Leaving friends, who have made a valued place for me in their lives, is the hardest part. There will be another home; there will be another garden. Yes, there will be other friends. But friends are not replaced; only added to. When one leaves a place, they leave also that which has been their heart. I can’t even talk about that yet. There is much that I will miss about North Carolina, and there is much that I won’t. I will save both for another post.

Pico Iyer said, “I left one kind of home to find another, to discover what resided in me and where I resided most fully.” My friend, Charly, who returned to her native Colorado a few years ago, said, “I returned to who I am and more.” I think I was most fully alive in Washington, with its “verdant forests green, caressed by silvery stream,” (the Washington State song); and of course, its snow-capped mountains. Washington is what the color green smells like. Blue comes into its fullness in the sky and water there. But I was barely an adult when I left. I am different now. The venture, what I look forward to, is rediscovering−or perhaps discovering for the first time−who I am and can be in my heart home.

Venturing boldly. Finding what you are passionate about and living it. Isn’t that what it means to fully be alive? Isn’t that what it means to love?

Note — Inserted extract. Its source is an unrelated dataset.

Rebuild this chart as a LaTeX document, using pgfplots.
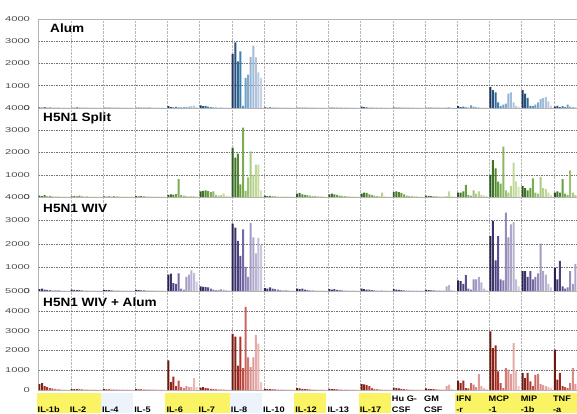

don’t ask yourself what the
world needs; ask yourself
what makes you come alive.
and then go and do that.
because what the world
needs is people who have
come alive.
    -howard thurman

3 comments:

mcknnyka said...

Wow, Gretchen. This is beautiful. I am sorry for us in NC, but I am so glad you are taking the leap! As Jack and I have found, taking the leap can lead to such joy! You don't leave pain and suffering....but ah the joy! I wish you well on this next venture! You are bold and strong and brave! I hope you will continue to share with us where your venture takes you! Love you bunches!

wakeupandwrite said...

May NC wake up and begin to venture in the same way you are - can hardly wait to welcome you back.

Charly On Life said...

Thank you Gretchen. I think changes wake us up. The waking up is a survival tactic of the change while simultaneously wielding as a probe into the unknown.